Iodine-129, Iodine-127 and Cesium-137 in seawater from the North Sea and the Baltic Sea

Daraoui, A., Tosch, L., Gorny, M., Michel, R., Goroncy, I., Herrmann, J., Nies, H., Synal, H.-A., Alfimov, V., Walther, C.
Journal of environmental radioactivity 2016 v.162-163 pp. 289-299
anion exchange, cesium, explosions, gamma spectrometry, iodine, isotopes, radioactivity, radionuclides, salinity, seawater, sediments, Baltic Sea, English Channel, North Sea, United Kingdom
In this study, new data are presented for the iodine isotopes (¹²⁷I, ¹²⁹I and their isotopic ratios) and Cesium (¹³⁷Cs) in water samples of the North Sea and the Baltic Sea in 2005 and 2009. This study supplements and extends the study of Michel et al. (2012).
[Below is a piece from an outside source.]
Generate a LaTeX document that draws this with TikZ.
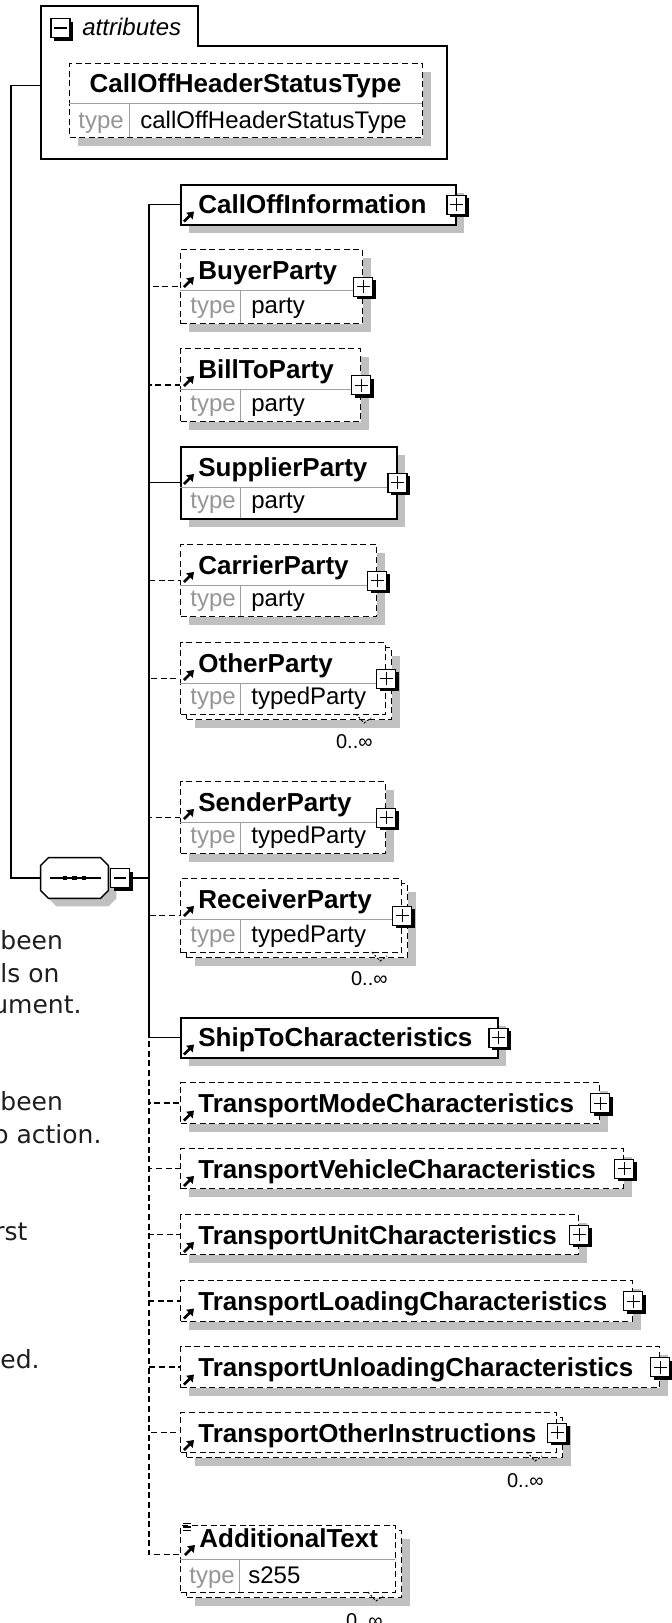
\documentclass[tikz,border=0pt]{standalone}
\usepackage{fontspec}
\setmainfont{Liberation Sans}
\newfontfamily\notefont{DejaVu Sans}
\usetikzlibrary{shadows,arrows.meta}
\definecolor{shadowgray}{RGB}{192,192,192}
\definecolor{sepgray}{RGB}{160,160,160}
\definecolor{keygray}{RGB}{150,150,150}
\definecolor{notetext}{RGB}{30,30,30}

\begin{document}
\begin{tikzpicture}[x=0.5pt, y=-0.5pt]

    % estilos
    \tikzstyle{elbase}=[rectangle, draw, fill=white, inner sep=0pt, anchor=north west, line width=0.75pt]
    \tikzstyle{elsolid}=[elbase, drop shadow={shadow xshift=4pt, shadow yshift=-4pt, fill=shadowgray, opacity=1}]
    \tikzstyle{elopt}=[elsolid, dash pattern=on 3pt off 1.8pt, line width=0.65pt]
    \tikzstyle{elfront}=[elbase, dash pattern=on 3pt off 1.8pt, line width=0.65pt]
    \tikzstyle{eltitle}=[anchor=base west, inner sep=0pt, font=\fontsize{13}{15}\selectfont\bfseries]
    \tikzstyle{tkey}=[anchor=base west, inner sep=0pt, font=\fontsize{12}{14}\selectfont, text=keygray]
    \tikzstyle{tval}=[anchor=base west, inner sep=0pt, font=\fontsize{12}{14}\selectfont]
    \tikzstyle{occ}=[anchor=base east, inner sep=0pt, font=\fontsize{10}{12}\selectfont]
    \tikzstyle{nota}=[anchor=base west, inner sep=0pt, font=\notefont\fontsize{12.5}{15}\selectfont, text=notetext]
    \tikzstyle{sepline}=[line width=0.5pt, sepgray]
    \tikzstyle{conn}=[line width=0.7pt]
    \tikzstyle{connopt}=[conn, dash pattern=on 3pt off 1.8pt]
    \tikzstyle{occtick}=[line width=0.5pt, dash pattern=on 1pt off 1pt]
    \tikzstyle{refarrow}=[line width=1.3pt, -{Triangle[length=3.2pt,width=4.4pt]}]
    \tikzstyle{expbox}=[rectangle, draw, fill=white, line width=0.6pt, minimum size=9.5pt, inner sep=0pt,
      drop shadow={shadow xshift=1.5pt, shadow yshift=-1.5pt, fill=black, opacity=1},
      path picture={\draw[line width=0.6pt] (path picture bounding box.center) +(-3.2pt,0pt) -- +(3.2pt,0pt)
        +(0pt,-3.2pt) -- +(0pt,3.2pt);}]
    \tikzstyle{colbox}=[rectangle, draw, fill=white, line width=0.6pt, minimum size=9.5pt, inner sep=0pt,
      drop shadow={shadow xshift=1.5pt, shadow yshift=-1.5pt, fill=black, opacity=1},
      path picture={\draw[line width=0.6pt] (path picture bounding box.center) +(-3.2pt,0pt) -- +(3.2pt,0pt);}]

    \useasboundingbox (0,0) rectangle (672,1623);

    %======================= ATRIBUTOS =======================
    \node[rectangle, fill=white, inner sep=0pt, anchor=north west, minimum width=202.5pt, minimum height=56pt] (attr) at (41,46) {};
    \node[rectangle, inner sep=0pt, anchor=south west, minimum width=78pt, minimum height=19.5pt] (attrtab) at (attr.north west) {};
    \draw[line width=0.75pt] (attrtab.south east) -- (attrtab.north east) -- (attrtab.north west)
      -- (attr.south west) -- (attr.south east) -- (attr.north east) -- cycle;
    \node[colbox] (attr-m) at (60.5,28) {};
    \node[anchor=base west, inner sep=0pt, font=\fontsize{12}{14}\selectfont\itshape] (attr-l) at (82,35) {attributes};

    \node[elopt, minimum width=176.5pt, minimum height=37pt] (cohst) at (69,63) {};
    \draw[sepline] (69,103) -- (422,103);
    \draw[sepline] (129,103) -- (129,137);
    \node[eltitle, anchor=base] (cohst-t) at (245.5,92) {CallOffHeaderStatusType};
    \node[tkey] (cohst-k) at (78,128) {type};
    \node[tval] (cohst-v) at (140,128) {callOffHeaderStatusType};

    %======================= SEQUENCIA =======================
    \node[rectangle, inner sep=0pt, minimum width=33.5pt, minimum height=20pt] (seq) at (74.5,878) {};
    \path[draw, fill=white, line width=0.7pt, drop shadow={shadow xshift=4pt, shadow yshift=-4pt, fill=shadowgray, opacity=1}]
      ([xshift=4pt]seq.north west) -- ([xshift=-4pt]seq.north east) -- ([yshift=-4pt]seq.north east)
      -- ([yshift=4pt]seq.south east) -- ([xshift=-4pt]seq.south east) -- ([xshift=4pt]seq.south west)
      -- ([yshift=4pt]seq.south west) -- ([yshift=-4pt]seq.north west) -- cycle;
    \draw[line width=0.7pt] ([xshift=-12.25pt]seq.center) -- ([xshift=13.25pt]seq.center);
    \foreach \dx in {-4.75,0,4.75}
      \fill ([xshift=\dx pt]seq.center) +(-1.2pt,-1.2pt) rectangle +(1.2pt,1.2pt);
    \node[colbox] (seq-m) at (120,878) {};

    %======================= ELEMENTOS =======================
    % CallOffInformation
    \node[elsolid, minimum width=137.5pt, minimum height=20pt] (calloff) at (180,184) {};
    \node[eltitle] (calloff-t) at (198,213.5) {CallOffInformation};
    \node[expbox] (calloff-x) at (calloff.east) {};

    % BuyerParty
    \node[elopt, minimum width=91pt, minimum height=37pt] (buyer) at (180,249) {};
    \draw[sepline] (180,290) -- (362,290);
    \draw[sepline] (240,290) -- (240,323);
    \node[eltitle] (buyer-t) at (198,279) {BuyerParty};
    \node[tkey] (buyer-k) at (190,313) {type};
    \node[tval] (buyer-v) at (251,313) {party};
    \node[expbox] (buyer-x) at (buyer.east) {};

    % BillToParty
    \node[elopt, minimum width=90pt, minimum height=36.5pt] (billto) at (180,348) {};
    \draw[sepline] (180,389) -- (360,389);
    \draw[sepline] (240,389) -- (240,421);
    \node[eltitle] (billto-t) at (198,378) {BillToParty};
    \node[tkey] (billto-k) at (190,411) {type};
    \node[tval] (billto-v) at (251,411) {party};
    \node[expbox] (billto-x) at (billto.east) {};

    % SupplierParty
    \node[elsolid, minimum width=108pt, minimum height=36pt] (supplier) at (180,446) {};
    \draw[sepline] (180,487) -- (396,487);
    \draw[sepline] (240,487) -- (240,518);
    \node[eltitle] (supplier-t) at (198,476) {SupplierParty};
    \node[tkey] (supplier-k) at (190,508) {type};
    \node[tval] (supplier-v) at (251,508) {party};
    \node[expbox] (supplier-x) at (supplier.east) {};

    % CarrierParty
    \node[elopt, minimum width=98pt, minimum height=36pt] (carrier) at (180,544) {};
    \draw[sepline] (180,585) -- (376,585);
    \draw[sepline] (240,585) -- (240,616);
    \node[eltitle] (carrier-t) at (198,574) {CarrierParty};
    \node[tkey] (carrier-k) at (190,606) {type};
    \node[tval] (carrier-v) at (251,606) {party};
    \node[expbox] (carrier-x) at (carrier.east) {};

    % OtherParty (0..n)
    \node[elopt, minimum width=102.5pt, minimum height=36pt] (other-b) at (186,647) {};
    \node[elfront, minimum width=102.5pt, minimum height=36pt] (other) at (180,642) {};
    \draw[sepline] (180,683) -- (385,683);
    \draw[sepline] (240,683) -- (240,714);
    \node[eltitle] (other-t) at (198,672) {OtherParty};
    \node[tkey] (other-k) at (190,704) {type};
    \node[tval] (other-v) at (251,704) {typedParty};
    \node[expbox] (other-x) at (other.east) {};
    \draw[occtick] (356,714) -- (364,723) -- (371,718);
    \node[occ] (other-o) at (373,748) {0..∞};

    % SenderParty
    \node[elopt, minimum width=102.5pt, minimum height=36pt] (sender) at (180,781) {};
    \draw[sepline] (180,822) -- (385,822);
    \draw[sepline] (240,822) -- (240,853);
    \node[eltitle] (sender-t) at (198,811) {SenderParty};
    \node[tkey] (sender-k) at (190,843) {type};
    \node[tval] (sender-v) at (251,843) {typedParty};
    \node[expbox] (sender-x) at (sender.east) {};

    % ReceiverParty (0..n)
    \node[elopt, minimum width=110.5pt, minimum height=37pt] (receiver-b) at (186,883) {};
    \node[elfront, minimum width=110.5pt, minimum height=37pt] (receiver) at (180,878) {};
    \draw[sepline] (180,919) -- (401,919);
    \draw[sepline] (240,919) -- (240,952);
    \node[eltitle] (receiver-t) at (198,908) {ReceiverParty};
    \node[tkey] (receiver-k) at (190,942) {type};
    \node[tval] (receiver-v) at (251,942) {typedParty};
    \node[expbox] (receiver-x) at (receiver.east) {};
    \draw[occtick] (372,952) -- (380,961) -- (387,956);
    \node[occ] (receiver-o) at (388,985) {0..∞};

    % ShipToCharacteristics
    \node[elsolid, minimum width=158.5pt, minimum height=20pt] (shipto) at (180,1017) {};
    \node[eltitle] (shipto-t) at (198,1046.5) {ShipToCharacteristics};
    \node[expbox] (shipto-x) at (shipto.east) {};

    % Transport...
    \node[elopt, minimum width=209.5pt, minimum height=20.5pt] (tmode) at (180,1082) {};
    \node[eltitle] (tmode-t) at (198,1112.5) {TransportModeCharacteristics};
    \node[expbox] (tmode-x) at (tmode.east) {};

    \node[elopt, minimum width=221.5pt, minimum height=20pt] (tvehicle) at (180,1148) {};
    \node[eltitle] (tvehicle-t) at (198,1178) {TransportVehicleCharacteristics};
    \node[expbox] (tvehicle-x) at (tvehicle.east) {};

    \node[elopt, minimum width=199pt, minimum height=20pt] (tunit) at (180,1214) {};
    \node[eltitle] (tunit-t) at (198,1244) {TransportUnitCharacteristics};
    \node[expbox] (tunit-x) at (tunit.east) {};

    \node[elopt, minimum width=226pt, minimum height=20.5pt] (tloading) at (180,1280) {};
    \node[eltitle] (tloading-t) at (198,1310.5) {TransportLoadingCharacteristics};
    \node[expbox] (tloading-x) at (tloading.east) {};

    \node[elopt, minimum width=239.5pt, minimum height=20.5pt] (tunloading) at (180,1346) {};
    \node[eltitle] (tunloading-t) at (198,1376.5) {TransportUnloadingCharacteristics};
    \node[expbox] (tunloading-x) at (tunloading.east) {};

    % TransportOtherInstructions (0..n)
    \node[elopt, minimum width=188pt, minimum height=20pt] (tother-b) at (186,1417) {};
    \node[elfront, minimum width=188pt, minimum height=20pt] (tother) at (180,1412) {};
    \node[eltitle] (tother-t) at (198,1442) {TransportOtherInstructions};
    \node[expbox] (tother-x) at (tother.east) {};
    \draw[occtick] (527,1452) -- (535,1461) -- (542,1456);
    \node[occ] (tother-o) at (544,1487) {0..∞};

    % AdditionalText (0..n, tipo simples)
    \node[elopt, minimum width=107.5pt, minimum height=33.5pt] (addtext-b) at (186,1530) {};
    \node[elfront, minimum width=107.5pt, minimum height=33.5pt] (addtext) at (180,1525) {};
    \draw[sepline] (180,1559) -- (395,1559);
    \draw[sepline] (239,1559) -- (239,1592);
    \node[eltitle] (addtext-t) at (199,1547) {AdditionalText};
    \node[tkey] (addtext-k) at (189,1583) {type};
    \node[tval] (addtext-v) at (248,1583) {s255};
    \foreach \yy in {1523.5,1527,1530.5}
      \draw[line width=0.6pt] (183,\yy) -- (191,\yy);
    \draw[occtick] (368,1592) -- (376,1601) -- (383,1596);
    \node[occ] (addtext-o) at (383,1627) {0..∞};

    % setas de referencia
    \foreach \n in {calloff,buyer,billto,supplier,carrier,other,sender,receiver,shipto,
                    tmode,tvehicle,tunit,tloading,tunloading,tother,addtext}
      \draw[refarrow] ([xshift=-7pt,yshift=-4pt]\n-t.base west) -- ++(5pt,5pt);

    %======================= LIGACOES =======================
    \coordinate (jct) at (149,878);
    \draw[conn] ([yshift=8.5pt]attr.west) -- ++(-15pt,0pt) |- (seq.west);
    \draw[conn] (seq-m.east) -- (jct);
    \draw[conn] (jct) |- (calloff.west);
    \draw[conn] (jct) |- (supplier.west);
    \draw[conn] (jct) |- (shipto.west);
    \draw[connopt] (jct) |- (buyer.west);
    \draw[connopt] (jct) |- (billto.west);
    \draw[connopt] (jct) |- (carrier.west);
    \draw[connopt] (jct) |- (other.west);
    \draw[connopt] (jct) |- (sender.west);
    \draw[connopt] (jct) |- (receiver.west);
    \draw[connopt] (jct) |- (tmode.west);
    \draw[connopt] (jct) |- (tvehicle.west);
    \draw[connopt] (jct) |- (tunit.west);
    \draw[connopt] (jct) |- (tloading.west);
    \draw[connopt] (jct) |- (tunloading.west);
    \draw[connopt] (jct) |- (tother.west);
    \draw[connopt] (jct) |- ([yshift=2.25pt]addtext.west);

    % texto ao lado (cortado)
    \node[nota] (n1) at (0,949) {been};
    \node[nota] (n2) at (0,982) {ls on};
    \node[nota] (n3) at (-8,1013) {ument.};
    \node[nota] (n4) at (0,1110) {been};
    \node[nota] (n5) at (-7,1143) {o action.};
    \node[nota] (n6) at (-6,1240) {rst};
    \node[nota] (n7) at (0,1368) {ed.};

\end{tikzpicture}
\end{document}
Iodine isotopes were separated from their matrix by using an anion exchange method and were determined by applying ICP-MS and AMS. ¹³⁷Cs in seawater was determined after cesium ion exchange procedure enrichment by gamma-spectrometry. The concentrations of ¹²⁷I in seawater of the North and Baltic Sea are fairly constant in each Sea with averages of (44 ± 2) and (21 ± 1) ng g⁻¹, respectively, depending on the salinity. However, large variations of ¹²⁹I concentrations in these areas were detected, which decreased along the French, Belgian, Dutch, German, and Danish shores. ¹²⁹I/¹²⁷I isotope ratios in the Baltic Sea are about 10 times lower than in the North Sea in 2009. The highest isotopic ratios (2.7 × 10⁻⁶) was detected in the English Channel east of the nuclear reprocessing plant at Cap de la Hague. The results confirm the result of our early study that the sources of ¹²⁹I in the North Sea are primarily the nuclear reprocessing facilities at Sellafield (UK) and La Hague (F), and that in the Baltic Sea the inflow of water from North Sea through the Danish Straits dominates the occurrence of ¹²⁹I.In 2009, the activity concentration of ¹³⁷Cs was at least 6 times higher in the Baltic Sea (37 Bq m⁻³) than in the North Sea (5.9 Bq m⁻³), due to release of ¹³⁷Cs from sediments in the Baltic Sea, which were contaminated by the Chernobyl accident and – to a minor degree – the atmospheric explosions of atomic bombs. The results are discussed by comparing the results of our previous work and the current study demonstrating the continuing disequilibrium of ¹²⁹I/¹²⁷I atomic ratio in the environmental compartments.